El primer día de mi vida comienza de un modo atroz: en una lluviosa noche romana, cuatro personas, un hombre, dos mujeres y un niño, se suicidan. En el último instante aparece un personaje misterioso y les ofrece un trato: les da una semana para “repensárselo”, para volver a apreciar la vida y enfrentarse a los miedos que los empujaron a aquella acción desesperada.
Con este filme, Paolo Genovese (Perfectos desconocidos) adapta su novela homónima. Se trata de una fábula que tiene mucho de ¡Qué bello es vivir!, de Capra, y de El cielo sobre Berlín, de Wenders. La hazaña consiste en pasar del suicidio a un canto a la vida, sin perder el tono realista y reconociendo que el mundo es imperfecto y que el dolor y los desengaños no van a desaparecer.

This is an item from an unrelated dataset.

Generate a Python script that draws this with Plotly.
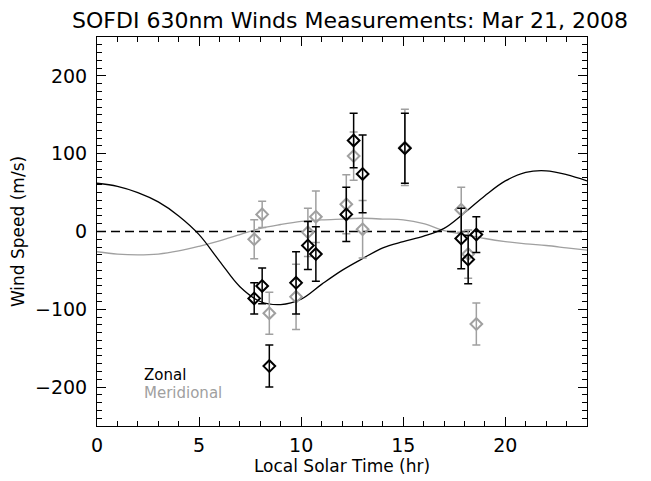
import plotly.graph_objects as go

# ---- data ----
obs_time = [7.70, 8.09, 8.44, 9.75, 10.33, 10.72, 12.21, 12.57, 13.01, 15.08, 17.84, 18.18, 18.58]
zonal = [-86, -70, -173, -66, -18, -29, 22, 117, 74, 107, -9, -36, -4]
zonal_err = [20, 23, 27, 40, 31, 35, 35, 35, 50, 45, 39, 31, 23]
merid = [-10, 22, -105, -84, -1, 19, 35, 97, 3, 108, 28, -29, -119]
merid_err = [25, 17, 27, 42, 31, 33, 38, 31, 37, 49, 29, 31, 27]

model_time = list(range(0, 25))
zonal_model = [62, 58, 50, 38, 20, -4, -38, -71, -90, -94, -87, -68, -50, -35, -21, -13,
               -6, 4, 24, 46, 65, 76, 78, 73, 65]
merid_model = [-26, -29, -30, -29, -25, -19, -12, -4, 4, 9, 13, 15, 16, 17, 16, 15,
               10, 1, -4, -9, -13, -16, -18, -21, -24]

x_ticks = [0, 5, 10, 15, 20]
y_ticks = [-200, -100, 0, 100, 200]

FONT = "DejaVu Sans"
GRAY = "#a0a0a0"

fig = go.Figure()

fig.add_trace(go.Scatter(x=model_time, y=merid_model, mode="lines", line=dict(color=GRAY, width=1.3, shape="spline"),
                         showlegend=False, hoverinfo="skip"))
fig.add_trace(go.Scatter(x=model_time, y=zonal_model, mode="lines", line=dict(color="black", width=1.3, shape="spline"),
                         showlegend=False, hoverinfo="skip"))
fig.add_trace(go.Scatter(x=[0, 24], y=[0, 0], mode="lines", line=dict(color="black", width=1.3, dash="9px,5px"),
                         showlegend=False, hoverinfo="skip"))

fig.add_trace(go.Scatter(x=obs_time, y=merid, mode="markers",
                         marker=dict(symbol="diamond-open", size=9, color=GRAY, line=dict(width=2, color=GRAY)),
                         error_y=dict(type="data", array=merid_err, color=GRAY, thickness=1.5, width=4),
                         showlegend=False))
fig.add_trace(go.Scatter(x=obs_time, y=zonal, mode="markers",
                         marker=dict(symbol="diamond-open", size=9, color="black", line=dict(width=2, color="black")),
                         error_y=dict(type="data", array=zonal_err, color="black", thickness=1.5, width=4),
                         showlegend=False))

fig.add_annotation(x=2.2, y=-184, xref="x", yref="y", text="Zonal", showarrow=False,
                   xanchor="left", yanchor="middle", font=dict(family=FONT, size=15, color="black"))
fig.add_annotation(x=2.2, y=-207, xref="x", yref="y", text="Meridional", showarrow=False,
                   xanchor="left", yanchor="middle", font=dict(family=FONT, size=15, color=GRAY))

axis_common = dict(showgrid=False, zeroline=False, showline=True, linecolor="black", linewidth=1,
                   mirror="allticks", ticks="inside", ticklen=9, tickwidth=1, tickcolor="black",
                   automargin=False,
                   tickfont=dict(family=FONT, size=19, color="black"))

fig.update_xaxes(range=[0, 24], tickvals=x_ticks, ticktext=[str(v) for v in x_ticks],
                 minor=dict(dtick=1, ticks="inside", ticklen=5, tickcolor="black", tickwidth=1),
                 title=dict(text="Local Solar Time (hr)", font=dict(family=FONT, size=17, color="black"), standoff=0),
                 ticklabelstandoff=2, **axis_common)
fig.update_yaxes(range=[-250, 250], tickvals=y_ticks, ticktext=["\u2212200", "\u2212100", "0", "100", "200"],
                 minor=dict(dtick=10, ticks="inside", ticklen=5, tickcolor="black", tickwidth=1),
                 title=dict(text="Wind Speed (m/s)", font=dict(family=FONT, size=17, color="black"), standoff=6),
                 ticklabelstandoff=5, **axis_common)

# the page body adds an 8px margin, so the figure is 8px smaller and offset
fig.update_layout(
    width=643, height=473,
    margin=dict(l=89, r=64, t=29, b=55, pad=0),
    paper_bgcolor="white", plot_bgcolor="white",
    title=dict(text="SOFDI 630nm Winds Measurements: Mar 21, 2008", x=342 / 643, xref="container",
               xanchor="center", y=1 - 12.5 / 473, yref="container", yanchor="middle",
               font=dict(family=FONT, size=22, color="black")),
)

fig.write_html("out.html")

Los personajes de Genovese son reconocibles y sus modos de reaccionar absolutamente lógicos. La magia viene de mostrar esa (no) interacción con los vivos, la atmósfera de la Roma nocturna y el trabajo del gran Toni Servillo –¿un ángel?, los últimos planos dan una pista–, junto con unos meritorios Margherita Buy, Sara Serraiocco y Valerio Mastandrea. Día a día vemos evolucionar a esas almas en pena, las entendemos y querríamos que se decidieran por la vida. Pero la decisión es suya.
La película tiene un tono de una comedia dramática: amable, sin risas. Se toma muy en serio el tema metafísico, la fragilidad y la búsqueda de la felicidad del hombre, el alma. Pero Genovese deja de lado, no quiere abordar, las grandes cuestiones finales.